Top to bottom. The most controversial change, though, dates to when Jack Welch took over as CEO of General Electric in 1981. Welch was intent on breaking up GE's legendary bureaucracy. His idea: Instead of following a traditional system, in which bosses could--and often did--rate all their employees as "above average," Welch had executives identify the top 20 percent of managers and mark them for advancement. They also had to identify the bottom 10 percent, who would then either have to improve or leave. As GE's profits soared, legions of executives copied that "forced ranking" system.

Today, one third of all employers use such rankings on at least some of their staff, more than double the 1997 level. And fully two thirds of all U.S. companies use performance as at least one factor when deciding whom to lay off. Dick Grote, a former GE executive who has helped dozens of companies install forced ranking systems, says executives like them because they are the fairest and easiest way to downsize. "The alternative is retaining people who are less competent" and promoting people who aren't stars, he says.

But in a slew of class action lawsuits, workers who have been given low ranks say that it is the companies that deserve the flunking grade in meritocracy. Until 2001, Jack McGilvrey, 59, got good ratings throughout his 36 years as a chemist for Goodyear. Then, executives at the Akron, Ohio, tire company said they would try to boost profits by insisting that 10 percent of the staff be rated as "A performers" and tagged for promotion, and 10 percent rated C and tagged for improvement or eventual dismissal.

In a complaint filed in federal court last fall, McGilvrey and seven other workers say that it was older employees like them and not the poor performers who got the C's. After McGilvrey received a second C rating in May of 2002, he says he was terminated. Just a few days after he was forced out, he received a patent for a new kind of aircraft tire. "It is very unfair to start out with the assumption that a certain percentage of your employees are unsatisfactory, " McGilvrey says. "It was very subjective and designed to weed out the older people."

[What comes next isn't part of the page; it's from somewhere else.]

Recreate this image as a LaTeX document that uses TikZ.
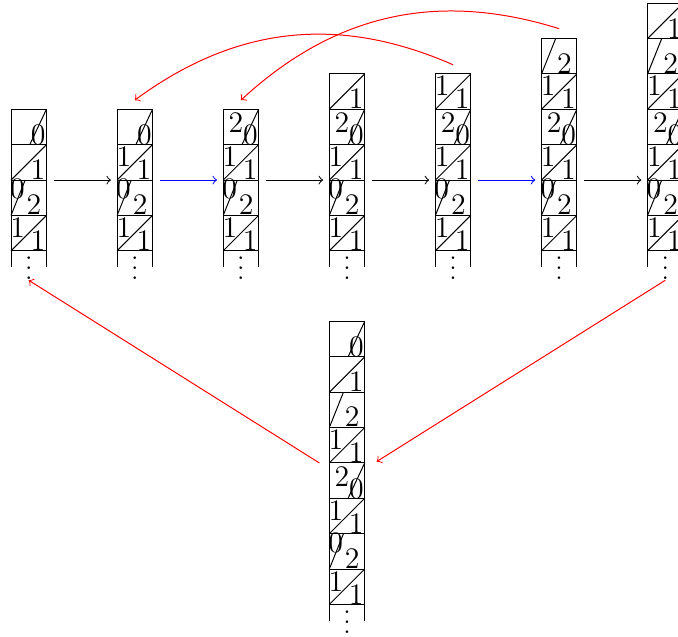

Goodyear, which scrapped the forced ranking system shortly before McGilvrey's lawsuit was filed, is fighting the case, saying the appraisals weren't biased. Forced rankings "worked wonderfully for GE," says Goodyear spokesman Keith Price. But internal confusion over what the letter grades meant was distracting Goodyear employees from the goal of improving company performance, he says. Goodyear is now pinning its hopes on a revamped appraisal system. Managers are taking a one-day training course on how to give ratings such as "exceeds expectations" based on progress toward clearly stated and pragmatic company goals such as meeting delivery deadlines.

The flurry of lawsuits is prompting many other companies to make similar changes. After settling an age discrimination suit of its own, Ford last year also scrapped rankings. And a growing number of other employers are newly unhappy with the GE system. In a fall 2002 survey by DDI, only 39 percent of companies using forced rankings found them to be even "moderately effective." The lawsuits aren't slowing down the rate of change, however. Instead, employers are making more changes to jury-proof their appraisals by backing up ratings with evidence and objective data. "The use of data really helps avoid litigation," says Linda Martin, a Seattle-based appraisal expert for Towers, Perrin. She says clients are increasingly asking for help "calibrating" ratings across departments so that employees who might be rated A in one department aren't given C's in another. These kinds of changes not only prevent lawsuits but also make appraisals fairer and more accurate, she says. Nobody likes litigation, of course. But the result, in this case, could be a little more fairness and a little less stress in the workplace.